Applying the concept of center of gravity as the “source of power that provides moral or physical strength, freedom of action, or will to act” to the IS operational organizational design, the following paradigm can be highlighted:

  • soldiers: operating in a “sanitized environment”, the IS military conventional component relies heavily on the local population which is the main source of its strength (recruiting basin, economic support, logistical sustain);
  • agents of influence: going to/coming from hot-spots, freedom of movement seems to be the critical factor supporting their operational activities, mainly in the West (both in their role of unconventional warfare operators and when tasked with terroristic strikes);
  • homegrown/lone operators: they usually operate without having structured links with IS. As a consequence, the viral takfir ideology can be regarded as the source of power allowing them to act in this kind of operational approach.

Tactics techniques and procedures.

“… with an explosive device, a bullet, a knife, a car, a rock, or even a boot or a fist …”.

As for the TTPs that are currently being employed by the IS military structure, whether it be conventional or unconventional, several operational courses of action can be appreciated.
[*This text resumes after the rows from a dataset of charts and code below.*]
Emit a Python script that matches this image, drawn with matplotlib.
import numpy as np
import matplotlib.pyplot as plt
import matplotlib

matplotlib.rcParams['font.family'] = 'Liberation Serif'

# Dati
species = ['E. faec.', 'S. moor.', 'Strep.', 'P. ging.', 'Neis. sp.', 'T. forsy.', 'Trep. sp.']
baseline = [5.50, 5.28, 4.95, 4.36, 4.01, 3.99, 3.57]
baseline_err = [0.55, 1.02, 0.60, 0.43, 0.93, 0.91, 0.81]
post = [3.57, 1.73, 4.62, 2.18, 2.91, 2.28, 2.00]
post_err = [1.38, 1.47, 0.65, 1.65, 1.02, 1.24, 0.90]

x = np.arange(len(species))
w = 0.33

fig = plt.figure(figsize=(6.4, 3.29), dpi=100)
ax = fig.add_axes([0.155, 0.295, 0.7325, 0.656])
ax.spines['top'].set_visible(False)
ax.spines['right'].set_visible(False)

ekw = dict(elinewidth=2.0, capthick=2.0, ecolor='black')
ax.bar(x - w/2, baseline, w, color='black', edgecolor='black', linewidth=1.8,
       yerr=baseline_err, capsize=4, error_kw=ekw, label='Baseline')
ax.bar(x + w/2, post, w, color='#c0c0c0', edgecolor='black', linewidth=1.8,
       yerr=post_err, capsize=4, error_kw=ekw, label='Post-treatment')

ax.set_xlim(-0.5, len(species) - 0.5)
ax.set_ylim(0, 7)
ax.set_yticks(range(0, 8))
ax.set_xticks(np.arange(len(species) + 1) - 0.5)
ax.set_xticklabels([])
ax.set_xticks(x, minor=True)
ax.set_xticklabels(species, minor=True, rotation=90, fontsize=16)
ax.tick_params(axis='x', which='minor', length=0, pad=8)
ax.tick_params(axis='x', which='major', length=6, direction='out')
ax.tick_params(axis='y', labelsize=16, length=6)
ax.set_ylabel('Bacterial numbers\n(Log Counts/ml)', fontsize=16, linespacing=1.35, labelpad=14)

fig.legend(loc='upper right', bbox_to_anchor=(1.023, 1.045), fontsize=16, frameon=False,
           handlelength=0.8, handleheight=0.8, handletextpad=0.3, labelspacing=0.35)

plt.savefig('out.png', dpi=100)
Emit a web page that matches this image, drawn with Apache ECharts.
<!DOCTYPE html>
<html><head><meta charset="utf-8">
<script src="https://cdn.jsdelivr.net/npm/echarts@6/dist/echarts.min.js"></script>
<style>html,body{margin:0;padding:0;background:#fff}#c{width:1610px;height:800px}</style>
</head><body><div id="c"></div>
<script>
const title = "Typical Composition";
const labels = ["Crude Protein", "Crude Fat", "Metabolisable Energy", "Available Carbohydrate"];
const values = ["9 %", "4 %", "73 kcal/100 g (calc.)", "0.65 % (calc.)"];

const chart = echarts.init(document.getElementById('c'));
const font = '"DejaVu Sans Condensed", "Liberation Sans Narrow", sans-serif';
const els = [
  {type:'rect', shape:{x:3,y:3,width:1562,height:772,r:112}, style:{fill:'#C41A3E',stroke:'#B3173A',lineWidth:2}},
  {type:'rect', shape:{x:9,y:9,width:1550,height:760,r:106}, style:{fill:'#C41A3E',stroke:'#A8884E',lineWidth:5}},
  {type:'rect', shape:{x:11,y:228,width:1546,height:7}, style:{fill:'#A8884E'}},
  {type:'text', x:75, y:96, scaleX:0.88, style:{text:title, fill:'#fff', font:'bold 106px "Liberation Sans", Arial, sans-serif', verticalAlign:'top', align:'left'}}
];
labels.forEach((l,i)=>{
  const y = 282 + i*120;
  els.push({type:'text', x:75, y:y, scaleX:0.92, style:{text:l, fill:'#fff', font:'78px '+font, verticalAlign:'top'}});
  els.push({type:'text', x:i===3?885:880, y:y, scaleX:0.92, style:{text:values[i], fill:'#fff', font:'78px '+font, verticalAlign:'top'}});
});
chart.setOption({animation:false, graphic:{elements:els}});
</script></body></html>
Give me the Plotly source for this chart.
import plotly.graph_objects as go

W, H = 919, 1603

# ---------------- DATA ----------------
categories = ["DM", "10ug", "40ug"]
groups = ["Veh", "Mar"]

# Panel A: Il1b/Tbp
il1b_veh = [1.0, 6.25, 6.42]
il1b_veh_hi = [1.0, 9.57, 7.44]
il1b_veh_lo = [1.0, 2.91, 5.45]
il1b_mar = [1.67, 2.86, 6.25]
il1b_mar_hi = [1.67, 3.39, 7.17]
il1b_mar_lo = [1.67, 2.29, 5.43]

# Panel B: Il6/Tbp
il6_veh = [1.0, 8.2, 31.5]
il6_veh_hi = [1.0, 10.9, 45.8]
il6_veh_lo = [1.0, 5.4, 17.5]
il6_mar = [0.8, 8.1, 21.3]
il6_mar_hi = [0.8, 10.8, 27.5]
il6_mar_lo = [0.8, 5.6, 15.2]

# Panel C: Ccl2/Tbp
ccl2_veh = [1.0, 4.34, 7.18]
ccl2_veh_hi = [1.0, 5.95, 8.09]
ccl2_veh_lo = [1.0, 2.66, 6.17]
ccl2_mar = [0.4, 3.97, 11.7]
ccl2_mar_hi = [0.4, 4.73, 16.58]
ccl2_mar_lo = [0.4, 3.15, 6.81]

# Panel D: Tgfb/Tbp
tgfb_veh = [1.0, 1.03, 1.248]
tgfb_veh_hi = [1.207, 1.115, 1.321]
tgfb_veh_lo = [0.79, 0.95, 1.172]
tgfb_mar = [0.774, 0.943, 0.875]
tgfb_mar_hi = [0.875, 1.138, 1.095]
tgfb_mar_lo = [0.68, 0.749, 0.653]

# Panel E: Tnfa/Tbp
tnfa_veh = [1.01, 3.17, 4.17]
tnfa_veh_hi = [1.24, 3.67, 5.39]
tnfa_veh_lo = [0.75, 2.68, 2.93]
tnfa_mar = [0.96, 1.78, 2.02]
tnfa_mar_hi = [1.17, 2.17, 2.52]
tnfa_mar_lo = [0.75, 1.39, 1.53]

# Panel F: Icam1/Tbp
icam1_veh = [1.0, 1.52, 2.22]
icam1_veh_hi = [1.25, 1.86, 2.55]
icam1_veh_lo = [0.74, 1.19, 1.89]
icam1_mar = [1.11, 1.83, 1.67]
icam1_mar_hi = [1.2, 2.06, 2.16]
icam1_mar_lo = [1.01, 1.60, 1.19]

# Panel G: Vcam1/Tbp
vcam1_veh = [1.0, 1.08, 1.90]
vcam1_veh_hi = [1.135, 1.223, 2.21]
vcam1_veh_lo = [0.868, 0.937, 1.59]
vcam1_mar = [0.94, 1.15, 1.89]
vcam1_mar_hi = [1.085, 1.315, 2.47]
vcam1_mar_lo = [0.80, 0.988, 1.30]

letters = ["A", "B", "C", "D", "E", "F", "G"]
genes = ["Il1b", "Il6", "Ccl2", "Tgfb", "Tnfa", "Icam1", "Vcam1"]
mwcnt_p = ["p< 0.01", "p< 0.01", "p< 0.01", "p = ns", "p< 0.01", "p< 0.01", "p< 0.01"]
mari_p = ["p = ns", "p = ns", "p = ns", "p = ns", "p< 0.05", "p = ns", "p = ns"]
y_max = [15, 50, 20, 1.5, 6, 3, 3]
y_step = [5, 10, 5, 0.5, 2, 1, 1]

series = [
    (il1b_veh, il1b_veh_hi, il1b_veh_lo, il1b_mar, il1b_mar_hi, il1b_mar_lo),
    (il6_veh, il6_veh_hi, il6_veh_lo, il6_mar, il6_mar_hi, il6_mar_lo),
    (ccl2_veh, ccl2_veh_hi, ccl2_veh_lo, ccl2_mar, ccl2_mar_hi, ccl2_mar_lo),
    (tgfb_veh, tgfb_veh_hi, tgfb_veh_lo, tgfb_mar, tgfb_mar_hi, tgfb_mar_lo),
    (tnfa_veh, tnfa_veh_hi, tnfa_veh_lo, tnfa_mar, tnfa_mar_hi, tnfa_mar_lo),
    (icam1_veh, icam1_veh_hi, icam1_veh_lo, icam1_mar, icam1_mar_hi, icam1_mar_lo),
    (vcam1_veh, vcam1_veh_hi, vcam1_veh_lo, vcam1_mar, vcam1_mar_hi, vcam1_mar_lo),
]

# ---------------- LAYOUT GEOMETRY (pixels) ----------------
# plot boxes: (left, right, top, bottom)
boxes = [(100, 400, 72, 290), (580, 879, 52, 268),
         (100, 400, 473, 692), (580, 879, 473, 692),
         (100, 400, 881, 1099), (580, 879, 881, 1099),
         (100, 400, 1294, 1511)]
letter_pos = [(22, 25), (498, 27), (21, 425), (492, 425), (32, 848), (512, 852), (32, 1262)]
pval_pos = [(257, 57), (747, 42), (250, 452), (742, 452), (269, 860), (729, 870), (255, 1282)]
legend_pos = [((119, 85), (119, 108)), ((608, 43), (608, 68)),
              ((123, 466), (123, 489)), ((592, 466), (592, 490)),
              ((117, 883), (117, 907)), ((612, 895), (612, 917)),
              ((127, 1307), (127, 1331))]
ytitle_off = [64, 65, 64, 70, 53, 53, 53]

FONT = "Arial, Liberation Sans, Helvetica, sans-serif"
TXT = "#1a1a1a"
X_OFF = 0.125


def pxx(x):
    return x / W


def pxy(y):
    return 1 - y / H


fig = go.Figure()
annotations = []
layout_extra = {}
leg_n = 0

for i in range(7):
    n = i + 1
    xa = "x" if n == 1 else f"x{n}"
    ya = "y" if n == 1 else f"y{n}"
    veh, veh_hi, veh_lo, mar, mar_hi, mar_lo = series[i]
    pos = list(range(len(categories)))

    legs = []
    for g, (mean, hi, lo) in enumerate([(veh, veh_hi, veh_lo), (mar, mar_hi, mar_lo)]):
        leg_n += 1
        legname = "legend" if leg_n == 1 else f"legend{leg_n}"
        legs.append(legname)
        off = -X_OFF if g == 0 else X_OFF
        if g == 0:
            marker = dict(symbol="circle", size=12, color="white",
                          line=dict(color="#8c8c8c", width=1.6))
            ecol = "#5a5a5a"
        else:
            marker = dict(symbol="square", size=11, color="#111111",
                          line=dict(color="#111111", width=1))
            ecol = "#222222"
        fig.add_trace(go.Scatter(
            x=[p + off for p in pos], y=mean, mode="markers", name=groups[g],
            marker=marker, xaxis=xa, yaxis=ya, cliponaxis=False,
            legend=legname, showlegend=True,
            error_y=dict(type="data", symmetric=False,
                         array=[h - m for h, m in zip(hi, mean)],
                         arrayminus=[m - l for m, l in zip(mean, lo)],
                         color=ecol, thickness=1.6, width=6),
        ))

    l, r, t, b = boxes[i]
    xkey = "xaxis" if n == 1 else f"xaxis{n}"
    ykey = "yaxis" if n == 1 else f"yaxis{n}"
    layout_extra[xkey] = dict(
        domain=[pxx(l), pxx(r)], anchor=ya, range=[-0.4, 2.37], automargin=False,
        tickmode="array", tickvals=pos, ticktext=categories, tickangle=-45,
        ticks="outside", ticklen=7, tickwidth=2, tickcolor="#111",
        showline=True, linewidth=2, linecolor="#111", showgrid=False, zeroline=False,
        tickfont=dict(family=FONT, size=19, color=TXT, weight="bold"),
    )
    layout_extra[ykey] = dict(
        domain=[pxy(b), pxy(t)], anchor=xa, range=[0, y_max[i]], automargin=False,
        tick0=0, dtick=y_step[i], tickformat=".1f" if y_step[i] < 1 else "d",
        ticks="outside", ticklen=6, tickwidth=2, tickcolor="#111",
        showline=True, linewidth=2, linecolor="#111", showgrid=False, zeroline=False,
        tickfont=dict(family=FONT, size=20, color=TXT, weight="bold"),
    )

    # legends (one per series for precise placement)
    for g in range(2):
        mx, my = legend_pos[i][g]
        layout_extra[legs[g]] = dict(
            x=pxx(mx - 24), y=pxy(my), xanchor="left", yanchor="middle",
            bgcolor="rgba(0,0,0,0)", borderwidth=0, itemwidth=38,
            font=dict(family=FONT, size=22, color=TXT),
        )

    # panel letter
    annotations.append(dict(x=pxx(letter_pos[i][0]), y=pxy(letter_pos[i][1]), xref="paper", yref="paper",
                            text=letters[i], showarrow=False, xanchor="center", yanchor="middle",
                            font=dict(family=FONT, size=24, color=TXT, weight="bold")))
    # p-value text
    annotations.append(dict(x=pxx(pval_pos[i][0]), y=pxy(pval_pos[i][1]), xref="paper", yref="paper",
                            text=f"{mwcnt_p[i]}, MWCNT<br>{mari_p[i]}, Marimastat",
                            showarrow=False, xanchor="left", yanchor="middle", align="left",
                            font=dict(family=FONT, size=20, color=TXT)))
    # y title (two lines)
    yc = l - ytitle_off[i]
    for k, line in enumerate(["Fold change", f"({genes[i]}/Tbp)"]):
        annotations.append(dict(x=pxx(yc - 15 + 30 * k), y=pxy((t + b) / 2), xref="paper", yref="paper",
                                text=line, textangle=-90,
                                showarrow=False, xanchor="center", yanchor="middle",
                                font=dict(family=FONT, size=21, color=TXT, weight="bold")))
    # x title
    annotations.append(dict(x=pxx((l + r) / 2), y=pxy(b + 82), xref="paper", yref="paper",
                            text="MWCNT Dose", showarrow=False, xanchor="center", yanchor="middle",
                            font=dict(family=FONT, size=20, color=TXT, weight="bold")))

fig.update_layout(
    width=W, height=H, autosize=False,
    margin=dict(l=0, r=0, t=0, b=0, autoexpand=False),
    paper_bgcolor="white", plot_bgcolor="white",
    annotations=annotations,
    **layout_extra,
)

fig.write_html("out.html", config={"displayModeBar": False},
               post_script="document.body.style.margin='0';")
Especially for the proxies (be they agents of influence or lone operators) a common critical denominator is the need for the attackers to gain the relative superiority over the target: in order to accomplish the mission, speed, surprise, maneuver, initiative are deemed essential elements that affect in a significant way the outcome of the violent action.

So what.

Given this looming reality, we have got to avoid running the risk of downplaying IS ability to operate as a state actor; on the contrary, we should be looking at IS as a state-like structure without fearing to do that.

Since its formal foundation, the Islamic State has showed its ability to:

–    wield authority and legitimacy over a territory;

–    draw its source of power through a competing international “DIMEing” approach;

–    be provided with an aggressive ideological-political intent;

–    pursue internal and external lines of operations;

–    employ conventional and unconventional operational methods;

–    adapt its military organization in a structured or unstructured fashion, so that the goals are being accomplished accordingly;

–    be supported by a set of strategic centers of gravity relating to the operational organizational design;

–    dictate an operational tempo, especially through the exploitation of proxies out of its borders (agents of influence and lone operators).

Possessing military power, IS has adopted an effect-based approach: “there were many others who killed, ran others over, threatened, frightened, and terrorized people … we promise … a continuation of their state of alert, terror, fear and loss of security”. The IS-sponsored militant action has to be oriented not only towards causing direct physical damage against the enemy; as a matter of fact, IS has constantly demonstrated a proclivity for second-order effects pertaining to the psychological and propaganda domain.

Bottom line, the Islamic State seems to be representing a far greater threat than the one we might have expected. The more we lose sight of this fact, the more we allow IS to grow and hone its state-related offensive capabilities, the more it will be exploiting our fears.